All Over Creation: The Same but Different

Reruns on TV may be the same old thing, but onstage they show us something new

Double vision: Martin Burke in Fully Committed then (inset) and now
Double vision: Martin Burke in Fully Committed then (inset) and now
Photos courtesy of Kirk R. Tuck

Summer – it's always been the season of dread for the TV junkie in me. That's when new episodes from all the series dry up, and the cathode-ray landscape becomes a Sahara of reruns. Been there, seen that.

Although that's provided welcome incentive to get off the sofa and go catch some live drama, this past weekend Austin theatre looked to be taking its cue from the tube. All three productions I attended were reruns – each produced previously by the same theatre company, with the same director and same leading performer(s).

Now, remounts of stage productions are not unheard of in these parts – holiday hits like A Christmas Carol and The Santaland Diaries routinely get regifted December after December – but a cluster in late summer is something new, and it arrives as our theatre scene is seeing more reruns than ever. In just the past year, Austin Shakespeare revisited Hamlet, Hyde Park Theatre remounted Marion Bridge, Zach Theatre returned to The Laramie Project, Shrewd Productions revived MilkMilkLemonade, UpRise! Productions and Vortex Repertory brought back For Colored Girls Who Have Considered Suicide When the Rainbow Is Enuf, and Summer Stock Austin reprised A Year With Frog and Toad.
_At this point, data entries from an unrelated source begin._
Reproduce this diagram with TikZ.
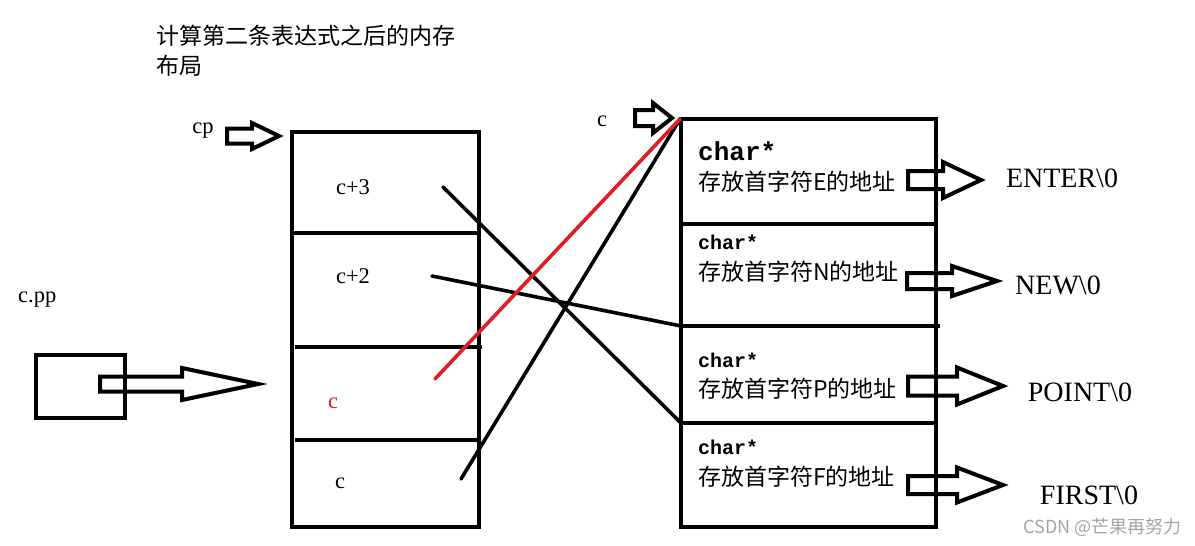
\documentclass[tikz,border=0pt]{standalone}
\usepackage{fontspec}
\setmainfont{Liberation Serif}
\newfontfamily\cjk{Noto Sans CJK SC}
\newfontfamily\monof{Liberation Mono}
\tikzset{
  boxline/.style={line width=4.5pt},
  divline/.style={line width=4pt},
  link/.style={line width=3.6pt},
  redlink/.style={line width=3.6pt, draw=linkred},
  arrowline/.style={line width=4pt, line join=miter},
  txt/.style={inner sep=0pt, font=\fontsize{22.5}{25}\selectfont},
  lbl/.style={inner sep=0pt, anchor=west},
  chartxt/.style={lbl, font=\monof\bfseries\fontsize{20}{22}\selectfont},
  cjktxt/.style={lbl, font=\cjk\fontsize{23}{26}\selectfont},
  strtxt/.style={inner sep=0pt, font=\fontsize{28}{30}\selectfont},
}
\definecolor{linkred}{RGB}{222,30,36}
\definecolor{wmgray}{RGB}{165,165,165}
\newcommand{\blockarr}[6]{% tail x, y, tip x, shaft half, head half, head start x
  \draw[arrowline] ({#1},{#2-#4}) -- ({#6},{#2-#4}) -- ({#6},{#2-#5}) -- ({#3},{#2})
    -- ({#6},{#2+#5}) -- ({#6},{#2+#4}) -- ({#1},{#2+#4}) -- cycle;}
\begin{document}
\begin{tikzpicture}[x=1pt,y=-1pt]
\useasboundingbox[fill=white] (0,0) rectangle (1195,546);

% title
\node[lbl, font=\cjk\fontsize{23}{26}\selectfont] (title1) at (156,36) {计算第二条表达式之后的内存};
\node[lbl, font=\cjk\fontsize{23}{26}\selectfont] (title2) at (156,66) {布局};

% cpp box and arrow
\node[txt, anchor=west] (cpplbl) at (18,300) {c.pp};
\draw[boxline] (36,355) rectangle (125,418);
\blockarr{100}{384}{258}{7.5}{16}{182}

% cp arrow
\node[txt] (cplbl) at (203,131) {cp};
\blockarr{227}{136}{279}{7.5}{13}{252}

% left column
\draw[boxline] (292,132) rectangle (479,527);
\draw[divline] (292,233) -- (479,233);
\draw[divline] (295,347) -- (482,347);
\draw[divline] (295,440) -- (479,440);
\node[txt] (c3) at (353,187) {c+3};
\node[txt] (c2) at (353,276) {c+2};
\node[txt, text=linkred] (cred) at (333,403) {c};
\node[txt] (c0) at (340,483) {c};

% c arrow at top right
\node[txt] (clbl) at (602,121) {c};
\blockarr{635}{118}{672}{8}{15}{653}

% right column
\draw[boxline] (681,119) rectangle (936,527);
\draw[divline] (681,224) -- (936,224);
\draw[divline] (681,326) -- (940,326);
\draw[divline] (681,423) -- (936,423);

\node[lbl, font=\monof\bfseries\fontsize{26}{28}\selectfont] (ch1) at (698,151) {char*};
\node[cjktxt] (ad1) at (698,182) {存放首字符E的地址};
\node[chartxt] (ch2) at (698,242) {char*};
\node[cjktxt] (ad2) at (698,272) {存放首字符N的地址};
\node[chartxt] (ch3) at (698,360) {char*};
\node[cjktxt] (ad3) at (698,389) {存放首字符P的地址};
\node[chartxt] (ch4) at (698,447) {char*};
\node[cjktxt] (ad4) at (698,477) {存放首字符F的地址};

% arrows to strings
\blockarr{908}{180}{981}{9}{18}{943}
\blockarr{907}{281}{997}{8}{15}{952}
\blockarr{908}{386}{1003}{9.5}{18.5}{957}
\blockarr{908}{485}{1003}{9}{17.5}{957}
\node[strtxt] (s1) at (1062,178) {ENTER\textbackslash 0};
\node[strtxt] (s2) at (1058,285) {NEW\textbackslash 0};
\node[strtxt] (s3) at (1080,392) {POINT\textbackslash 0};
\node[strtxt] (s4) at (1089,495) {FIRST\textbackslash 0};

% crossing links
\coordinate (p3) at (443,187);
\coordinate (p2) at (432,276);
\coordinate (pr) at (435,379);
\coordinate (pc) at (461,479);
\coordinate (q3) at (681,423);
\coordinate (q2) at (681,326);
\coordinate (q0) at (680,119);
\draw[link, line cap=round] (p3) -- (q3);
\draw[link, line cap=round] (p2) -- (q2);
\draw[link, line cap=round] (pc) -- (q0);
\draw[redlink, line cap=round] (pr) -- (q0);

% watermark
\node[inner sep=0pt, anchor=east, text=wmgray, font=\cjk\fontsize{18}{20}\selectfont] (wm) at (1182,527) {CSDN @芒果再努力};
\end{tikzpicture}
\end{document}
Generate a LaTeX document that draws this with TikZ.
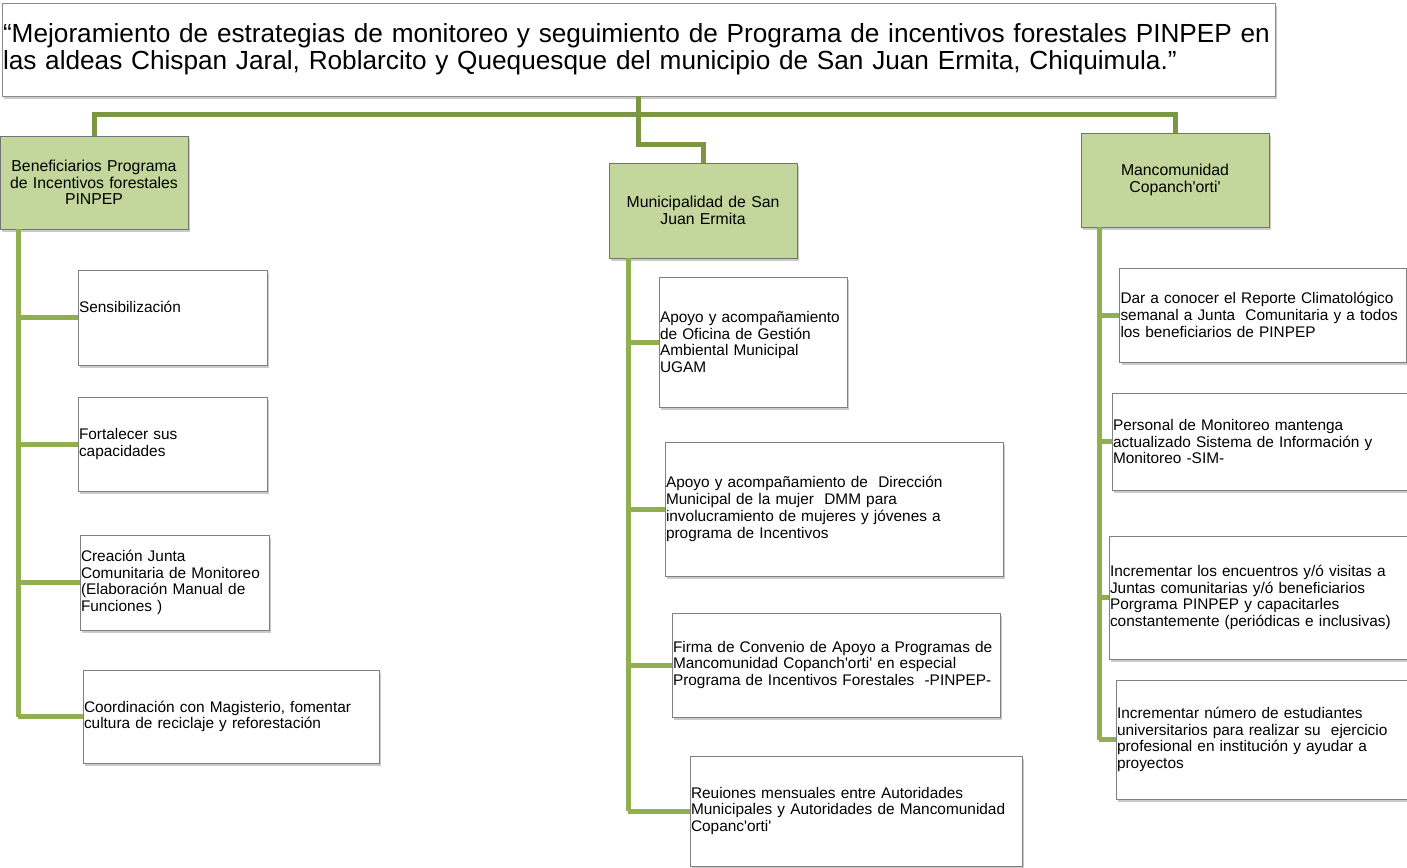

That's on top of last week's trio: Glass Half Full Theatre's FupDuck, Tongue and Groove Theatre's Seven Wonders of the World (Plus One), and Zach Theatre's Fully Committed.

It'd be one thing if all those shows were paid for and in the can the way series episodes are, needing nothing but a flip of a switch for the original production to go back before the public, but theatre companies don't have it that easy. Any stage rerun requires the same resources and energy that the original production did – sometimes more. Even if costumes or sets have been preserved, casts have to be reassembled and rehearsed, crews have to move the sets in place and hang the lights, and everyone has to show up at the theatre every time the show is to be performed and make it happen all over again. It isn't simply re-running a show; it's re-building it, which demands something more than a casual impulse to revisit a production that somebody liked or plug a hole in the schedule with a known commodity. It needs the conviction that a show that was a hit before can be a hit again; or that one that wasn't a hit could be one if it were remounted and found its audience; or that a show that was timely when originally staged has developed a new resonance that should be explored today; or that a show just wasn't done, but it could be if the artists had a chance to dig a little deeper and mine more from it.
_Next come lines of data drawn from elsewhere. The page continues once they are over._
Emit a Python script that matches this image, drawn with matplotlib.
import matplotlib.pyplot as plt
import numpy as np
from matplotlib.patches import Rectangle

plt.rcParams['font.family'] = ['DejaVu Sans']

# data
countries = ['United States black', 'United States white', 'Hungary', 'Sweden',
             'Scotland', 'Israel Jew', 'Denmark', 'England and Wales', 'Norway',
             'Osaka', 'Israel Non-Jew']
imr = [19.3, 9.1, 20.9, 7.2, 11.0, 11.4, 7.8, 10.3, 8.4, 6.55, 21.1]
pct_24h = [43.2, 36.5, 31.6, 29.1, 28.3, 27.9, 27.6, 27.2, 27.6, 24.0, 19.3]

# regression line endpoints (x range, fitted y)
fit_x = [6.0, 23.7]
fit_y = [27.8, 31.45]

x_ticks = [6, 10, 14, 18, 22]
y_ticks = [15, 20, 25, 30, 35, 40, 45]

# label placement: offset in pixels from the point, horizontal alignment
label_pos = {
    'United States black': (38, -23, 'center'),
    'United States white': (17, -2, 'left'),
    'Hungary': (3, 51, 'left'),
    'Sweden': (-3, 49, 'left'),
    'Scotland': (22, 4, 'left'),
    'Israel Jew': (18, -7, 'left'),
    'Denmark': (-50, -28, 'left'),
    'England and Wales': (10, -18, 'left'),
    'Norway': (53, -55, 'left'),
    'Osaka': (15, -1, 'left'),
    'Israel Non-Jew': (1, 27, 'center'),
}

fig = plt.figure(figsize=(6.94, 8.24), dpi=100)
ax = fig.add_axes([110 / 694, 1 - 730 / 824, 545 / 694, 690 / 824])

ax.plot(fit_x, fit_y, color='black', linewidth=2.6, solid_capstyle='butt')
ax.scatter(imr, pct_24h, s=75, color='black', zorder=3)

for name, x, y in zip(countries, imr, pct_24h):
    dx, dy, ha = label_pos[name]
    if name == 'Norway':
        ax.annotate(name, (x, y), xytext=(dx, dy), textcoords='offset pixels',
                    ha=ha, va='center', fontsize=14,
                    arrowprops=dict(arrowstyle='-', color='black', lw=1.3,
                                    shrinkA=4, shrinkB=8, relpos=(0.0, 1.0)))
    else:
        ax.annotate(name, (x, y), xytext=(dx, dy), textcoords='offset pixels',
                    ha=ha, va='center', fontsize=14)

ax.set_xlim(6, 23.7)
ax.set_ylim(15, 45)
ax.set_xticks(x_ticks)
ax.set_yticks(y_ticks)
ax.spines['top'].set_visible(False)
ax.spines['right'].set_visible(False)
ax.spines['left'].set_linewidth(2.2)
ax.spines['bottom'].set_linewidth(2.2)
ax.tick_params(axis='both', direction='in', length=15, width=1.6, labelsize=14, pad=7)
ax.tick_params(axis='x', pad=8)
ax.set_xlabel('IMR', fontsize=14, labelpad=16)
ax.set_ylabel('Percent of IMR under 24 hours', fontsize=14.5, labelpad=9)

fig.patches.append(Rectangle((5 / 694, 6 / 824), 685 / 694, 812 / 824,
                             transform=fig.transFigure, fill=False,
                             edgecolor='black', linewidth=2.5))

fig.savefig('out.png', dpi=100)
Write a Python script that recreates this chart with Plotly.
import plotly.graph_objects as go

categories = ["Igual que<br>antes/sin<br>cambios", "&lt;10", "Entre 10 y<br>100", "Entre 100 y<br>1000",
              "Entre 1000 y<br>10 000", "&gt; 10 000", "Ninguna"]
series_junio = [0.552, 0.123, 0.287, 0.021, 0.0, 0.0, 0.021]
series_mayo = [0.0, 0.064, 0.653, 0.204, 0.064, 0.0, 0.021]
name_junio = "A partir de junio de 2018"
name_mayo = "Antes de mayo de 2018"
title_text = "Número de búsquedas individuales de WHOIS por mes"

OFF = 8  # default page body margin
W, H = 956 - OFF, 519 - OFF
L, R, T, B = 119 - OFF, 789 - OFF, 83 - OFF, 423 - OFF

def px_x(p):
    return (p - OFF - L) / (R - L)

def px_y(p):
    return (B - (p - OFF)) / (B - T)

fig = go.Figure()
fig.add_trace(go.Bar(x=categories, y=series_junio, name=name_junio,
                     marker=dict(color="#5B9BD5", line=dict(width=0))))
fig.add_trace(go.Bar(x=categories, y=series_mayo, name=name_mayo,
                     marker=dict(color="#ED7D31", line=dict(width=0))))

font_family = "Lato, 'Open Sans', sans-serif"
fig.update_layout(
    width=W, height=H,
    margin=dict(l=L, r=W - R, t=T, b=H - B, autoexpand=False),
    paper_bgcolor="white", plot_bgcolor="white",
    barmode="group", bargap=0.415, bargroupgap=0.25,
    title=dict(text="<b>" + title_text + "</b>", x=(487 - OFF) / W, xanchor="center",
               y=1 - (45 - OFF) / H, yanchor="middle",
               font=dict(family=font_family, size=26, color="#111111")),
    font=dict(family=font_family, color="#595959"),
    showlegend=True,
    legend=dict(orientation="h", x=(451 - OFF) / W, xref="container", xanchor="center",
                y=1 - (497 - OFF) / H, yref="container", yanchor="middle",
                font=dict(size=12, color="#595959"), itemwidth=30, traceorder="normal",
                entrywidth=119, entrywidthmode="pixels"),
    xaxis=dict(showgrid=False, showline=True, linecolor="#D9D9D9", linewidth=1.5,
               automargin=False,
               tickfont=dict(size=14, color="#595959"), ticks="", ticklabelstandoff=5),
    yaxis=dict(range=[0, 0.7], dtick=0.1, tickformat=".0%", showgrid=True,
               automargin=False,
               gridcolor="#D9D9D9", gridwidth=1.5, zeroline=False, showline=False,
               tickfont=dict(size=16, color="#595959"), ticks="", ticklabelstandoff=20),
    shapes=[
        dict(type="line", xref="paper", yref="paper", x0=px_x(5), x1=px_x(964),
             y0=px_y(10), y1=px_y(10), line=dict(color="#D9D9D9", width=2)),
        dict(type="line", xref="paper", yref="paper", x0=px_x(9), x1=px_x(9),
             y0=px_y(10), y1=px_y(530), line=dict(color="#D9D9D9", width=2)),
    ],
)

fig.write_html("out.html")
That's the most significant thing distinguishing reruns in theatre from their brethren on TV: They may replay the same story, told the same way by the same creative personnel, but they're not frozen the way that work on film or tape is. They're the same, but they're invariably different. It's the nature of the art form, which changes from performance to performance, the experience perpetually being altered, however subtly, by the efforts of the actors, the mood of the audience, and the energy exchanged between the two.

And if that's true within the run of a production, from one night to the next, how much more true must it be from one run to the next, when months or years may have passed between performances. Martin Burke is a very gifted actor and a very consistent one, especially in finding a character's heart in a heartbeat and expressing it with an unconstrained exuberance that gets the laugh right where it belongs time and time again. I have no doubt that much of what I guffawed at in Zach's current staging of Fully Committed is just what I guffawed at when I saw Burke do it in 2003. I could recognize certain choices and hear echoes of his earlier delivery. But I was also struck by a difference in the way he shifted among the 40 or so characters he's required to play; the lightning-flash transitions are now more confident and crisp – masterful in the way that comes with an actor's growth over nine years. That informed this rerun, as it does all such in the theatre. Time changes us, and that shapes and shades what an artist does onstage and how we perceive it from the house. When the artist is reworking material we've seen before, we have a chance to take the measure of time's alterations.

That's why I didn't mind seeing all reruns in the theatre last week and don't dread that more may be coming. They offer something new in the old, and in summer or any season, I'll gladly tune them in.